What this task involves: Your task is to transcribe all of the records exactly and leave out the pictures.

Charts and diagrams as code
────

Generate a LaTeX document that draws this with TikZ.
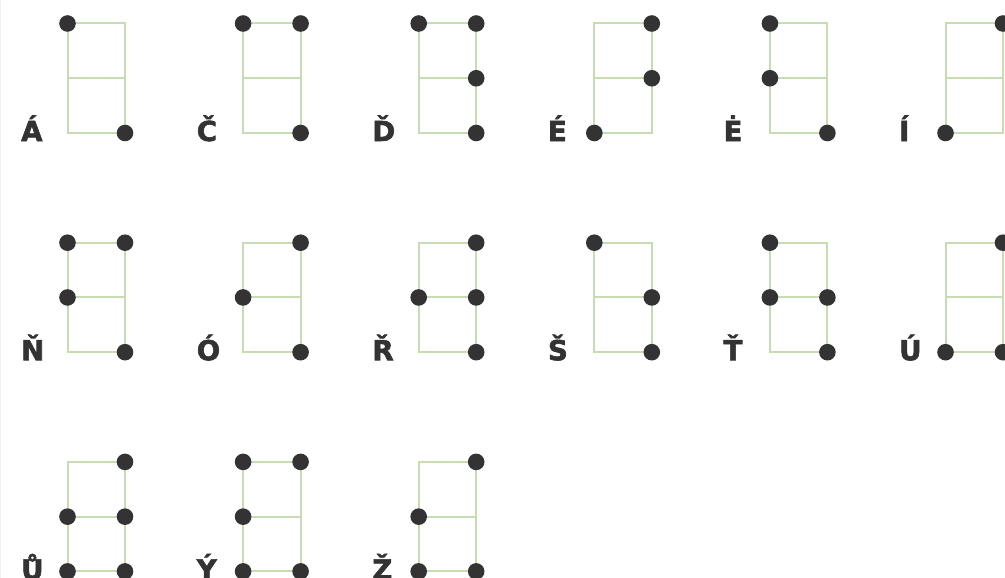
\documentclass[tikz,border=0pt]{standalone}
\usepackage{fontspec}
\setmainfont{DejaVu Sans}
\newfontfamily\labelfont[FakeBold=2.2]{DejaVu Sans Bold}
\definecolor{gridgreen}{HTML}{C8DCB4}
\definecolor{dotgray}{HTML}{333333}
\begin{document}
\begin{tikzpicture}[x=1pt,y=-1pt,
  gridline/.style={draw=gridgreen,line width=2pt},
  dot/.style={circle,fill=dotgray,inner sep=0pt,minimum size=16.6pt},
  glyph/.style={anchor=base west,inner sep=0pt,font=\labelfont\fontsize{27.5}{27.5}\selectfont,text=dotgray}]
\useasboundingbox (0,0) rectangle (1005,578);
\draw[gray!12,line width=1pt] (0.5,0) -- (0.5,578);
% letter / column / row / dots (column index, row index)
\foreach \ch/\c/\r/\pts [count=\k] in {
  Á/0/0/{0/0,1/2},
  Č/1/0/{0/0,1/0,1/2},
  Ď/2/0/{0/0,1/0,1/1,1/2},
  É/3/0/{1/0,1/1,0/2},
  Ė/4/0/{0/0,0/1,1/2},
  Í/5/0/{1/0,0/2},
  Ň/0/1/{0/0,1/0,0/1,1/2},
  Ó/1/1/{1/0,0/1,1/2},
  Ř/2/1/{1/0,0/1,1/1,1/2},
  Š/3/1/{0/0,1/1,1/2},
  Ť/4/1/{0/0,0/1,1/1,1/2},
  Ú/5/1/{1/0,0/2,1/2},
  Ů/0/2/{1/0,0/1,1/1,0/2,1/2},
  Ý/1/2/{0/0,1/0,0/1,0/2,1/2},
  Ž/2/2/{1/0,0/1,0/2,1/2}} {
  \pgfmathsetmacro\L{67.5+175.6*\c}
  \pgfmathsetmacro\T{23.5+219.2*\r}
  \begin{scope}[shift={(\L,\T)}]
    \draw[gridline] (0,0) rectangle (57.5,109.5) (0,54.75) -- (57.5,54.75);
    \node[glyph] (label\k) at (-46.5,117.5) {\ch};
    \foreach \i/\j in \pts {
      \node[dot] (d\k-\i\j) at (57.5*\i,54.75*\j) {};
    }
  \end{scope}
}
\end{tikzpicture}
\end{document}
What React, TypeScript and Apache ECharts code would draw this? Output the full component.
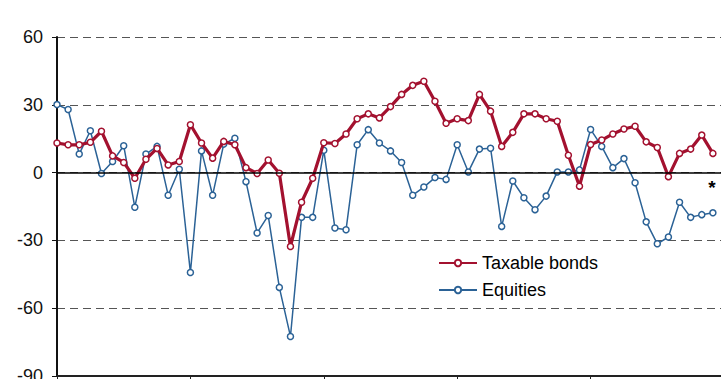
import React, { useEffect, useRef } from "react";
import * as echarts from "echarts";

const months: number[] = Array.from({ length: 60 }, (_, i) => i);

const taxableBonds: number[] = [
  13.1, 12.3, 12.3, 13.4, 18.3, 7.4, 4.5, -2.5, 5.9, 10.7, 3.4, 4.9,
  21.2, 13.1, 6.4, 13.8, 12.3, 2.2, -0.4, 5.6, -0.3, -32.7, -13.1, -2.5,
  13.2, 12.9, 17.1, 23.8, 26.0, 24.2, 29.2, 34.6, 38.6, 40.4, 31.6, 21.8,
  23.8, 23.0, 34.6, 27.2, 11.6, 17.8, 26.0, 26.0, 23.8, 22.7, 7.7, -6.0,
  12.4, 14.4, 17.1, 19.3, 20.5, 13.6, 11.1, -1.8, 8.5, 10.4, 16.6, 8.5,
];

const equities: number[] = [
  30.1, 27.9, 8.2, 18.5, -0.4, 4.9, 11.9, -15.3, 8.2, 11.6, -10.0, 1.5,
  -44.2, 9.6, -10.0, 12.6, 15.2, -4.0, -26.7, -19.0, -50.8, -72.5, -19.8, -19.8,
  9.9, -24.5, -25.3, 12.3, 19.0, 13.1, 9.6, 4.5, -10.0, -6.4, -2.2, -3.0,
  12.3, 0.3, 10.4, 10.8, -23.8, -3.7, -11.1, -16.4, -10.4, 0.3, 0.3, 1.2,
  19.1, 11.6, 2.2, 6.2, -4.5, -21.8, -31.5, -28.5, -13.1, -19.8, -18.6, -17.8,
];

const yTicks = { min: -90, max: 60, interval: 30 };
const seriesNames = ["Taxable bonds", "Equities"];

export default function App() {
  const ref = useRef<HTMLDivElement>(null);
  useEffect(() => {
    if (!ref.current) return;
    const chart = echarts.init(ref.current, undefined, { renderer: "svg" });
    const font = "Liberation Sans, Arial, sans-serif";
    chart.setOption({
      animation: false,
      backgroundColor: "#ffffff",
      grid: {
        left: 57,
        top: 37,
        right: -3,
        bottom: 3,
        containLabel: false,
        outerBoundsMode: "none",
      },
      legend: {
        show: true,
        orient: "vertical",
        left: 438,
        top: 254,
        padding: 0,
        itemWidth: 38,
        itemHeight: 8,
        itemGap: 9,
        textStyle: { fontFamily: font, fontSize: 18, color: "#000" },
        data: seriesNames,
      },
      xAxis: {
        type: "value",
        min: 0,
        max: 60,
        interval: 12,
        axisLine: { show: true, onZero: false, lineStyle: { color: "#222", width: 2 } },
        axisTick: { show: true, inside: false, length: 6, lineStyle: { color: "#222", width: 1 } },
        axisLabel: { show: false },
        splitLine: { show: false },
      },
      yAxis: {
        type: "value",
        min: yTicks.min,
        max: yTicks.max,
        interval: yTicks.interval,
        axisLine: { show: true, lineStyle: { color: "#111", width: 2 } },
        axisTick: { show: true, length: 5, lineStyle: { color: "#111", width: 1 } },
        axisLabel: { fontFamily: font, fontSize: 18, color: "#111", margin: 14 },
        splitLine: { show: true, lineStyle: { color: "#555", width: 1, type: [8, 5] } },
      },
      series: [
        {
          name: seriesNames[1],
          type: "line",
          data: months.map((m, i) => [m, equities[i]]),
          symbol: "circle",
          symbolSize: 6,
          showAllSymbol: true,
          itemStyle: { color: "#ffffff", borderColor: "#2b6296", borderWidth: 1.5 },
          lineStyle: { color: "#2b6296", width: 1.5 },
          z: 3,
          markLine: {
            silent: true,
            symbol: "none",
            label: { show: false },
            lineStyle: { color: "#000", width: 1.5, type: "solid" },
            data: [{ yAxis: 0 }],
          },
        },
        {
          name: seriesNames[0],
          type: "line",
          data: months.map((m, i) => [m, taxableBonds[i]]),
          symbol: "circle",
          symbolSize: 6,
          showAllSymbol: true,
          itemStyle: { color: "#ffffff", borderColor: "#a3112f", borderWidth: 1.5 },
          lineStyle: { color: "#a3112f", width: 3.2 },
          z: 4,
        },
      ],
      graphic: [
        {
          type: "text",
          x: 712,
          y: 178,
          style: {
            text: "*",
            fontFamily: font,
            fontSize: 19,
            fontWeight: "bold",
            fill: "#000",
            textAlign: "center",
            textVerticalAlign: "top",
          },
        },
      ],
    });
    return () => chart.dispose();
  }, []);
  return (
    <div
      ref={ref}
      style={{ position: "fixed", left: 0, top: 0, width: 721, height: 379 }}
    />
  );
}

────

Exercise result:
Generate a LaTeX document that draws this with TikZ.
\documentclass[tikz,border=0pt]{standalone}
\usepackage{fontspec}
\setmainfont{DejaVu Sans}
\newfontfamily\labelfont[FakeBold=2.2]{DejaVu Sans Bold}
\definecolor{gridgreen}{HTML}{C8DCB4}
\definecolor{dotgray}{HTML}{333333}
\begin{document}
\begin{tikzpicture}[x=1pt,y=-1pt,
  gridline/.style={draw=gridgreen,line width=2pt},
  dot/.style={circle,fill=dotgray,inner sep=0pt,minimum size=16.6pt},
  glyph/.style={anchor=base west,inner sep=0pt,font=\labelfont\fontsize{27.5}{27.5}\selectfont,text=dotgray}]
\useasboundingbox (0,0) rectangle (1005,578);
\draw[gray!12,line width=1pt] (0.5,0) -- (0.5,578);
% letter / column / row / dots (column index, row index)
\foreach \ch/\c/\r/\pts [count=\k] in {
  Á/0/0/{0/0,1/2},
  Č/1/0/{0/0,1/0,1/2},
  Ď/2/0/{0/0,1/0,1/1,1/2},
  É/3/0/{1/0,1/1,0/2},
  Ė/4/0/{0/0,0/1,1/2},
  Í/5/0/{1/0,0/2},
  Ň/0/1/{0/0,1/0,0/1,1/2},
  Ó/1/1/{1/0,0/1,1/2},
  Ř/2/1/{1/0,0/1,1/1,1/2},
  Š/3/1/{0/0,1/1,1/2},
  Ť/4/1/{0/0,0/1,1/1,1/2},
  Ú/5/1/{1/0,0/2,1/2},
  Ů/0/2/{1/0,0/1,1/1,0/2,1/2},
  Ý/1/2/{0/0,1/0,0/1,0/2,1/2},
  Ž/2/2/{1/0,0/1,0/2,1/2}} {
  \pgfmathsetmacro\L{67.5+175.6*\c}
  \pgfmathsetmacro\T{23.5+219.2*\r}
  \begin{scope}[shift={(\L,\T)}]
    \draw[gridline] (0,0) rectangle (57.5,109.5) (0,54.75) -- (57.5,54.75);
    \node[glyph] (label\k) at (-46.5,117.5) {\ch};
    \foreach \i/\j in \pts {
      \node[dot] (d\k-\i\j) at (57.5*\i,54.75*\j) {};
    }
  \end{scope}
}
\end{tikzpicture}
\end{document}
What React, TypeScript and Apache ECharts code would draw this? Output the full component.
import React, { useEffect, useRef } from "react";
import * as echarts from "echarts";

const months: number[] = Array.from({ length: 60 }, (_, i) => i);

const taxableBonds: number[] = [
  13.1, 12.3, 12.3, 13.4, 18.3, 7.4, 4.5, -2.5, 5.9, 10.7, 3.4, 4.9,
  21.2, 13.1, 6.4, 13.8, 12.3, 2.2, -0.4, 5.6, -0.3, -32.7, -13.1, -2.5,
  13.2, 12.9, 17.1, 23.8, 26.0, 24.2, 29.2, 34.6, 38.6, 40.4, 31.6, 21.8,
  23.8, 23.0, 34.6, 27.2, 11.6, 17.8, 26.0, 26.0, 23.8, 22.7, 7.7, -6.0,
  12.4, 14.4, 17.1, 19.3, 20.5, 13.6, 11.1, -1.8, 8.5, 10.4, 16.6, 8.5,
];

const equities: number[] = [
  30.1, 27.9, 8.2, 18.5, -0.4, 4.9, 11.9, -15.3, 8.2, 11.6, -10.0, 1.5,
  -44.2, 9.6, -10.0, 12.6, 15.2, -4.0, -26.7, -19.0, -50.8, -72.5, -19.8, -19.8,
  9.9, -24.5, -25.3, 12.3, 19.0, 13.1, 9.6, 4.5, -10.0, -6.4, -2.2, -3.0,
  12.3, 0.3, 10.4, 10.8, -23.8, -3.7, -11.1, -16.4, -10.4, 0.3, 0.3, 1.2,
  19.1, 11.6, 2.2, 6.2, -4.5, -21.8, -31.5, -28.5, -13.1, -19.8, -18.6, -17.8,
];

const yTicks = { min: -90, max: 60, interval: 30 };
const seriesNames = ["Taxable bonds", "Equities"];

export default function App() {
  const ref = useRef<HTMLDivElement>(null);
  useEffect(() => {
    if (!ref.current) return;
    const chart = echarts.init(ref.current, undefined, { renderer: "svg" });
    const font = "Liberation Sans, Arial, sans-serif";
    chart.setOption({
      animation: false,
      backgroundColor: "#ffffff",
      grid: {
        left: 57,
        top: 37,
        right: -3,
        bottom: 3,
        containLabel: false,
        outerBoundsMode: "none",
      },
      legend: {
        show: true,
        orient: "vertical",
        left: 438,
        top: 254,
        padding: 0,
        itemWidth: 38,
        itemHeight: 8,
        itemGap: 9,
        textStyle: { fontFamily: font, fontSize: 18, color: "#000" },
        data: seriesNames,
      },
      xAxis: {
        type: "value",
        min: 0,
        max: 60,
        interval: 12,
        axisLine: { show: true, onZero: false, lineStyle: { color: "#222", width: 2 } },
        axisTick: { show: true, inside: false, length: 6, lineStyle: { color: "#222", width: 1 } },
        axisLabel: { show: false },
        splitLine: { show: false },
      },
      yAxis: {
        type: "value",
        min: yTicks.min,
        max: yTicks.max,
        interval: yTicks.interval,
        axisLine: { show: true, lineStyle: { color: "#111", width: 2 } },
        axisTick: { show: true, length: 5, lineStyle: { color: "#111", width: 1 } },
        axisLabel: { fontFamily: font, fontSize: 18, color: "#111", margin: 14 },
        splitLine: { show: true, lineStyle: { color: "#555", width: 1, type: [8, 5] } },
      },
      series: [
        {
          name: seriesNames[1],
          type: "line",
          data: months.map((m, i) => [m, equities[i]]),
          symbol: "circle",
          symbolSize: 6,
          showAllSymbol: true,
          itemStyle: { color: "#ffffff", borderColor: "#2b6296", borderWidth: 1.5 },
          lineStyle: { color: "#2b6296", width: 1.5 },
          z: 3,
          markLine: {
            silent: true,
            symbol: "none",
            label: { show: false },
            lineStyle: { color: "#000", width: 1.5, type: "solid" },
            data: [{ yAxis: 0 }],
          },
        },
        {
          name: seriesNames[0],
          type: "line",
          data: months.map((m, i) => [m, taxableBonds[i]]),
          symbol: "circle",
          symbolSize: 6,
          showAllSymbol: true,
          itemStyle: { color: "#ffffff", borderColor: "#a3112f", borderWidth: 1.5 },
          lineStyle: { color: "#a3112f", width: 3.2 },
          z: 4,
        },
      ],
      graphic: [
        {
          type: "text",
          x: 712,
          y: 178,
          style: {
            text: "*",
            fontFamily: font,
            fontSize: 19,
            fontWeight: "bold",
            fill: "#000",
            textAlign: "center",
            textVerticalAlign: "top",
          },
        },
      ],
    });
    return () => chart.dispose();
  }, []);
  return (
    <div
      ref={ref}
      style={{ position: "fixed", left: 0, top: 0, width: 721, height: 379 }}
    />
  );
}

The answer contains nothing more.